A lot of positive results came out of having this little breathing room and one of the things that I gained from this is that I pay extra attention and care before inviting any colleague for a meeting. I double-check the time difference and look back into my calendar to see our scheduled meeting last time before I hit ‘invite’. This way I’ll have better chances to fit their schedule and if not, we can always agree on a different time that works best for both of us.

Not being in sync for every hour of every workday gives us a deeper understanding and appreciation for each and every member of our global village.

The cultures that make us

Contract wins, introducing new products, launching a campaign – these are some of the things global companies celebrate as one organization. They inform their employees through newsletters and they let the outside world know through social posts.

However, being a global village means we have to go beyond the wins of Gen as an organization and look within to show proper appreciation and respect to the different cultures that make us whole.

The key here is the intention to continuously learn from one another. At Gen, everyone is both a teacher and a learner. We encourage sensitivity to differences and at the same time, we look for ways to bridge them and build unity.

It’s one thing to inform about the public holidays in the different countries where our employees reside so they’ll know when someone not from their country is on leave. The respect and appreciation come in when we are willing to learn from one another on what a certain holiday means for us, the history behind it and how we celebrate it.

This enables people to step out of their traditional roles and give their unique and very diverse insights to help us continuously evolve the way we harmoniously and effectively work. Having a deeper understanding of this allows for a better connection between every one of us, no matter how far we are from each other.

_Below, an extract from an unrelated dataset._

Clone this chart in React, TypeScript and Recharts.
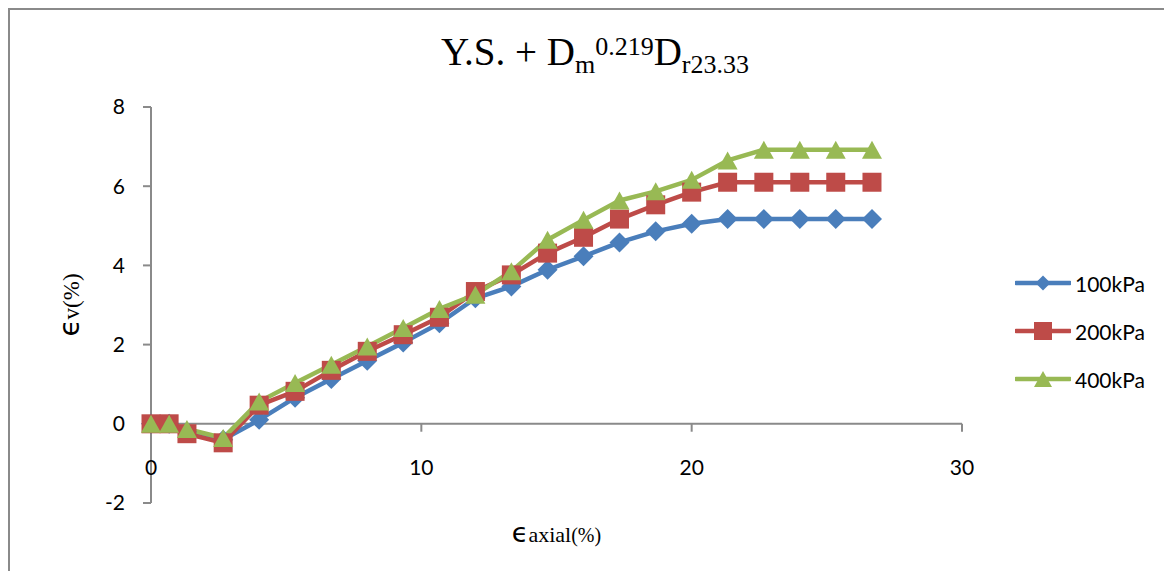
import React from "react";
import { LineChart, Line, XAxis, YAxis, ReferenceLine, Label } from "recharts";

// axial strain (%) at each reading
const axialStrain = [0, 0.67, 1.33, 2.67, 4, 5.33, 6.67, 8, 9.33, 10.67, 12, 13.33, 14.67, 16, 17.33, 18.67, 20, 21.33, 22.67, 24, 25.33, 26.67];
// volumetric strain (%) per confining pressure
const vol100 = [0, 0, -0.2, -0.4, 0.1, 0.66, 1.13, 1.59, 2.05, 2.54, 3.17, 3.47, 3.89, 4.23, 4.58, 4.86, 5.05, 5.17, 5.17, 5.17, 5.17, 5.17];
const vol200 = [0, 0, -0.25, -0.48, 0.47, 0.82, 1.35, 1.83, 2.25, 2.69, 3.34, 3.76, 4.31, 4.71, 5.17, 5.53, 5.85, 6.1, 6.1, 6.1, 6.1, 6.1];
const vol400 = [0, 0, -0.13, -0.36, 0.56, 1.03, 1.49, 1.95, 2.42, 2.9, 3.26, 3.85, 4.65, 5.15, 5.64, 5.87, 6.16, 6.65, 6.92, 6.92, 6.92, 6.92];

const xTicks = [0, 10, 20, 30];
const yTicks = [-2, 0, 2, 4, 6, 8];

const series = [
  { key: "p100", name: "100kPa", color: "#4a7ebb", shape: "diamond", values: vol100 },
  { key: "p200", name: "200kPa", color: "#be4b48", shape: "square", values: vol200 },
  { key: "p400", name: "400kPa", color: "#98b954", shape: "triangle", values: vol400 },
];

const data = axialStrain.map((x, i) => ({
  x,
  p100: vol100[i],
  p200: vol200[i],
  p400: vol400[i],
}));

const AXIS = "#8a8a8a";
const TICK_FONT = "Lato, 'Open Sans', sans-serif";
const SERIF = "'Liberation Serif', 'Times New Roman', serif";
const EPS_FONT = "'DejaVu Sans', sans-serif";

function Marker({ shape, cx, cy, color, s }: any) {
  if (shape === "diamond") {
    const h = s / 2;
    return <polygon points={`${cx},${cy - h} ${cx + h},${cy} ${cx},${cy + h} ${cx - h},${cy}`} fill={color} />;
  }
  if (shape === "square") {
    return <rect x={cx - s / 2} y={cy - s / 2} width={s} height={s} fill={color} />;
  }
  const h = s * 0.9;
  return <polygon points={`${cx},${cy - h / 2} ${cx + s / 2},${cy + h / 2} ${cx - s / 2},${cy + h / 2}`} fill={color} />;
}

const XTick = ({ x, y, payload }: any) => (
  <text x={x} y={y - 28} textAnchor="middle" fontSize={21} fontFamily={TICK_FONT} fill="#000">
    {payload.value}
  </text>
);

export default function App() {
  return (
    <div
      style={{
        position: "relative",
        width: 1162,
        height: 561,
        borderTop: `2px solid ${AXIS}`,
        borderLeft: `2px solid ${AXIS}`,
        background: "#fff",
      }}
    >
      <svg width={1162} height={90} style={{ position: "absolute", left: 0, top: 0 }}>
        <text x={585} y={55} textAnchor="middle" fontFamily={SERIF} fontSize={39} fill="#000">
          <tspan>Y.S. + D</tspan>
          <tspan fontSize={26} dy={8}>m</tspan>
          <tspan fontSize={26} dy={-18}>0.219</tspan>
          <tspan dy={10}>D</tspan>
          <tspan fontSize={26} dy={8}>r23.33</tspan>
        </text>
      </svg>

      <LineChart width={1162} height={561} data={data} margin={{ top: 97, right: 210, left: 81, bottom: 38 }}>
        <XAxis
          dataKey="x"
          type="number"
          domain={[0, 30]}
          ticks={xTicks}
          axisLine={false}
          tickLine={false}
          tickSize={0}
          tickMargin={0}
          height={30}
          tick={<XTick />}
        >
          <Label
            content={({ viewBox }: any) => (
              <text
                x={viewBox.x + viewBox.width / 2}
                y={viewBox.y + 39}
                textAnchor="middle"
                fontFamily={SERIF}
                fill="#000"
              >
                <tspan fontSize={27} fontFamily={EPS_FONT}>ϵ</tspan>
                <tspan fontSize={22}>axial</tspan>
                <tspan fontSize={20}>(%)</tspan>
              </text>
            )}
          />
        </XAxis>
        <YAxis
          type="number"
          domain={[-2, 8]}
          ticks={yTicks}
          width={60}
          axisLine={{ stroke: AXIS, strokeWidth: 2 }}
          tickLine={{ stroke: AXIS, strokeWidth: 2 }}
          tickSize={8}
          tickMargin={18}
          tick={{ fontSize: 21, fontFamily: TICK_FONT, fill: "#000" }}
        >
          <Label
            content={({ viewBox }: any) => {
              const cx = viewBox.x - 12;
              const cy = viewBox.y + viewBox.height / 2;
              return (
                <text
                  x={cx}
                  y={cy}
                  textAnchor="middle"
                  fontFamily={SERIF}
                  fill="#000"
                  transform={`rotate(-90 ${cx} ${cy})`}
                >
                  <tspan fontSize={28} fontFamily={EPS_FONT}>ϵ</tspan>
                  <tspan fontSize={23}>v(%)</tspan>
                </text>
              );
            }}
          />
        </YAxis>

        <ReferenceLine y={0} stroke={AXIS} strokeWidth={2} ifOverflow="extendDomain" />
        {xTicks.slice(1).map((t) => (
          <ReferenceLine
            key={t}
            segment={[{ x: t, y: 0 }, { x: t, y: -0.2 }]}
            stroke={AXIS}
            strokeWidth={2}
          />
        ))}

        {series.map((s) => (
          <Line
            key={s.key}
            dataKey={s.key}
            name={s.name}
            type="linear"
            stroke={s.color}
            strokeWidth={4.5}
            strokeLinejoin="round"
            isAnimationActive={false}
            dot={(p: any) => (
              <Marker key={`${s.key}-${p.index}`} shape={s.shape} cx={p.cx} cy={p.cy} color={s.color} s={s.shape === "square" ? 19 : 20} />
            )}
            activeDot={false}
          />
        ))}
      </LineChart>

      <div style={{ position: "absolute", left: 1005, top: 261 }}>
        {series.map((s, i) => (
          <div
            key={s.key}
            style={{ position: "absolute", left: 0, top: i * 48, height: 24, display: "flex", alignItems: "center", whiteSpace: "nowrap" }}
          >
            <svg width={56} height={24}>
              <line x1={1} y1={12} x2={55} y2={12} stroke={s.color} strokeWidth={4.5} strokeLinecap="round" />
              <Marker shape={s.shape} cx={28} cy={12} color={s.color} s={s.shape === "diamond" ? 15 : 18} />
            </svg>
            <span style={{ marginLeft: 4, fontFamily: TICK_FONT, fontSize: 21, color: "#000" }}>{s.name}</span>
          </div>
        ))}
      </div>
    </div>
  );
}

The fundamentals of building a global village

Managing a global village does not always require a fixed set of rules and organizational culture to follow. It needs a culturally diverse group that is made up of empathic people who are open to learning about each other’s cultures and the context they exist in and how this knowledge translates to how we operate and interact with one another.

And that is why we truly represent what a global village should actually be – it’s not just because of our international makeup but because our members feel mutual trust and a sense of kinship. We integrate and practice the kind of innovative, respectful, and unconventional interactions that drive the best ideas forward.